_AIM OF THE EXERCISE_: Skip any picture you find and retype all the remaining lines exactly.

_SUPPLIED DATA_:
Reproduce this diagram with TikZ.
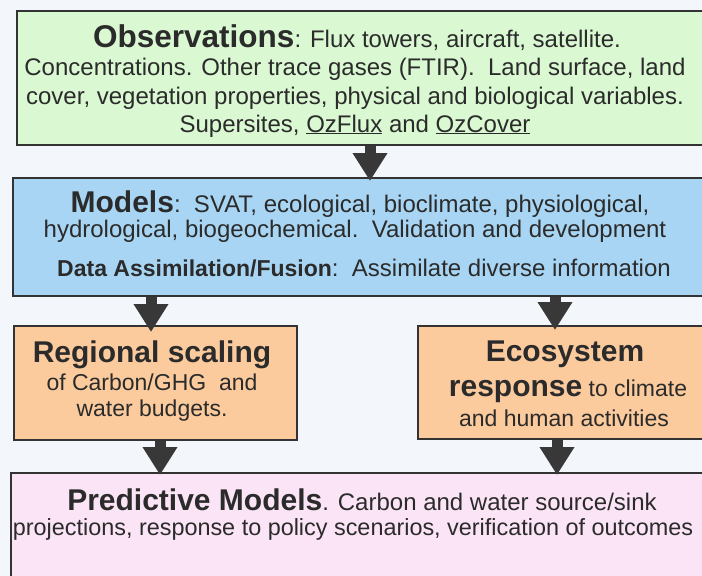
\documentclass[tikz,border=0pt]{standalone}
\usepackage{fontspec}
\setmainfont{Liberation Sans}
\usetikzlibrary{arrows.meta}
\definecolor{bgc}{HTML}{F3F7FB}
\definecolor{obsc}{HTML}{DAF8D2}
\definecolor{modc}{HTML}{A8D5F3}
\definecolor{orac}{HTML}{FBCB9D}
\definecolor{prec}{HTML}{FBE4F6}
\definecolor{edgec}{HTML}{333333}
\definecolor{txtc}{HTML}{2B2B2B}
\definecolor{arrc}{HTML}{383838}
\newcommand{\rgf}{\fontsize{23}{28}\selectfont}
\newcommand{\rgb}{\fontsize{24}{28}\selectfont}
\newcommand{\ttlf}{\fontsize{30}{34}\selectfont\bfseries}
\tikzset{
  boxst/.style={draw=edgec, line width=2.2pt, rectangle, inner sep=0pt, anchor=north west},
  linest/.style={anchor=base, inner sep=0pt, text=txtc, font=\rgf},
  bigline/.style={linest, font=\rgb},
  arr/.style={draw=arrc, line width=11pt, -{Triangle[length=28pt,width=33pt]}}
}
\begin{document}
\begin{tikzpicture}[x=1pt,y=-1pt]
\fill[bgc] (0,0) rectangle (702,576);
\useasboundingbox (0,0) rectangle (702,576);
\clip (0,0) rectangle (702,576);
% boxes
\node[boxst, fill=obsc, minimum width=709pt, minimum height=134pt] (obs) at (16,10) {};
\node[boxst, fill=modc, minimum width=713pt, minimum height=118pt] (mod) at (12,177) {};
\node[boxst, fill=orac, minimum width=283pt, minimum height=114pt] (reg) at (13,325) {};
\node[boxst, fill=orac, minimum width=308pt, minimum height=113pt] (eco) at (417,325) {};
\node[boxst, fill=prec, minimum width=715pt, minimum height=128pt] (pre) at (10,472) {};
% connector columns
\coordinate (xa) at (370,0);
\coordinate (xb) at (151,0);
\coordinate (xc) at (555,0);
\coordinate (xd) at (160,0);
\coordinate (xe) at (557,0);
% text: observations
\node[bigline] (o1) at (357,47) {{\fontsize{31.5}{34}\selectfont\bfseries Observations}: Flux towers, aircraft, satellite.};
\node[bigline] (o2) at (355,75) {Concentrations. Other trace gases (FTIR).\ \ Land surface, land};
\node[bigline] (o3) at (355,104) {cover, vegetation properties, physical and biological variables.};
\node[bigline] (o4) at (355,132) {Supersites, \underline{OzFlux} and \underline{OzCover}};
% models
\node[bigline] (m1) at (360,212) {{\ttlf Models}:\ \ SVAT, ecological, bioclimate, physiological,};
\node[bigline] (m2) at (355,237) {hydrological, biogeochemical.\ \ Validation and development};
\node[bigline] (m3) at (364,276) {{\fontsize{23}{26}\selectfont\bfseries Data Assimilation/Fusion}:\ \ Assimilate diverse information};
% regional
\node[linest] (r1) at (152,362) {\ttlf Regional scaling};
\node[linest] (r2) at (152,390) {of Carbon/GHG\ \ and};
\node[linest] (r3) at (152,416) {water budgets.};
% ecosystem
\node[linest] (e1) at (565,361) {\ttlf Ecosystem};
\node[linest] (e2) at (568,396) {{\ttlf response} to climate};
\node[linest] (e3) at (564,426) {and human activities};
% predictive
\node[bigline] (p1) at (362,510) {{\ttlf Predictive Models}. Carbon and water source/sink};
\node[linest, font=\fontsize{23.4}{28}\selectfont] (p2) at (353,535) {projections, response to policy scenarios, verification of outcomes};
% arrows
\draw[arr] (obs.south -| xa) -- ([yshift=-4pt]mod.north -| xa);
\draw[arr] (mod.south -| xb) -- ([yshift=-7pt]reg.north -| xb);
\draw[arr] (mod.south -| xc) -- ([yshift=-5pt]eco.north -| xc);
\draw[arr] (reg.south -| xd) -- ([yshift=-3pt]pre.north -| xd);
\draw[arr] (eco.south -| xe) -- ([yshift=-3pt]pre.north -| xe);
\end{tikzpicture}
\end{document}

_EXERCISE OUTPUT_:
Reproduce this diagram with TikZ.
\documentclass[tikz,border=0pt]{standalone}
\usepackage{fontspec}
\setmainfont{Liberation Sans}
\usetikzlibrary{arrows.meta}
\definecolor{bgc}{HTML}{F3F7FB}
\definecolor{obsc}{HTML}{DAF8D2}
\definecolor{modc}{HTML}{A8D5F3}
\definecolor{orac}{HTML}{FBCB9D}
\definecolor{prec}{HTML}{FBE4F6}
\definecolor{edgec}{HTML}{333333}
\definecolor{txtc}{HTML}{2B2B2B}
\definecolor{arrc}{HTML}{383838}
\newcommand{\rgf}{\fontsize{23}{28}\selectfont}
\newcommand{\rgb}{\fontsize{24}{28}\selectfont}
\newcommand{\ttlf}{\fontsize{30}{34}\selectfont\bfseries}
\tikzset{
  boxst/.style={draw=edgec, line width=2.2pt, rectangle, inner sep=0pt, anchor=north west},
  linest/.style={anchor=base, inner sep=0pt, text=txtc, font=\rgf},
  bigline/.style={linest, font=\rgb},
  arr/.style={draw=arrc, line width=11pt, -{Triangle[length=28pt,width=33pt]}}
}
\begin{document}
\begin{tikzpicture}[x=1pt,y=-1pt]
\fill[bgc] (0,0) rectangle (702,576);
\useasboundingbox (0,0) rectangle (702,576);
\clip (0,0) rectangle (702,576);
% boxes
\node[boxst, fill=obsc, minimum width=709pt, minimum height=134pt] (obs) at (16,10) {};
\node[boxst, fill=modc, minimum width=713pt, minimum height=118pt] (mod) at (12,177) {};
\node[boxst, fill=orac, minimum width=283pt, minimum height=114pt] (reg) at (13,325) {};
\node[boxst, fill=orac, minimum width=308pt, minimum height=113pt] (eco) at (417,325) {};
\node[boxst, fill=prec, minimum width=715pt, minimum height=128pt] (pre) at (10,472) {};
% connector columns
\coordinate (xa) at (370,0);
\coordinate (xb) at (151,0);
\coordinate (xc) at (555,0);
\coordinate (xd) at (160,0);
\coordinate (xe) at (557,0);
% text: observations
\node[bigline] (o1) at (357,47) {{\fontsize{31.5}{34}\selectfont\bfseries Observations}: Flux towers, aircraft, satellite.};
\node[bigline] (o2) at (355,75) {Concentrations. Other trace gases (FTIR).\ \ Land surface, land};
\node[bigline] (o3) at (355,104) {cover, vegetation properties, physical and biological variables.};
\node[bigline] (o4) at (355,132) {Supersites, \underline{OzFlux} and \underline{OzCover}};
% models
\node[bigline] (m1) at (360,212) {{\ttlf Models}:\ \ SVAT, ecological, bioclimate, physiological,};
\node[bigline] (m2) at (355,237) {hydrological, biogeochemical.\ \ Validation and development};
\node[bigline] (m3) at (364,276) {{\fontsize{23}{26}\selectfont\bfseries Data Assimilation/Fusion}:\ \ Assimilate diverse information};
% regional
\node[linest] (r1) at (152,362) {\ttlf Regional scaling};
\node[linest] (r2) at (152,390) {of Carbon/GHG\ \ and};
\node[linest] (r3) at (152,416) {water budgets.};
% ecosystem
\node[linest] (e1) at (565,361) {\ttlf Ecosystem};
\node[linest] (e2) at (568,396) {{\ttlf response} to climate};
\node[linest] (e3) at (564,426) {and human activities};
% predictive
\node[bigline] (p1) at (362,510) {{\ttlf Predictive Models}. Carbon and water source/sink};
\node[linest, font=\fontsize{23.4}{28}\selectfont] (p2) at (353,535) {projections, response to policy scenarios, verification of outcomes};
% arrows
\draw[arr] (obs.south -| xa) -- ([yshift=-4pt]mod.north -| xa);
\draw[arr] (mod.south -| xb) -- ([yshift=-7pt]reg.north -| xb);
\draw[arr] (mod.south -| xc) -- ([yshift=-5pt]eco.north -| xc);
\draw[arr] (reg.south -| xd) -- ([yshift=-3pt]pre.north -| xd);
\draw[arr] (eco.south -| xe) -- ([yshift=-3pt]pre.north -| xe);
\end{tikzpicture}
\end{document}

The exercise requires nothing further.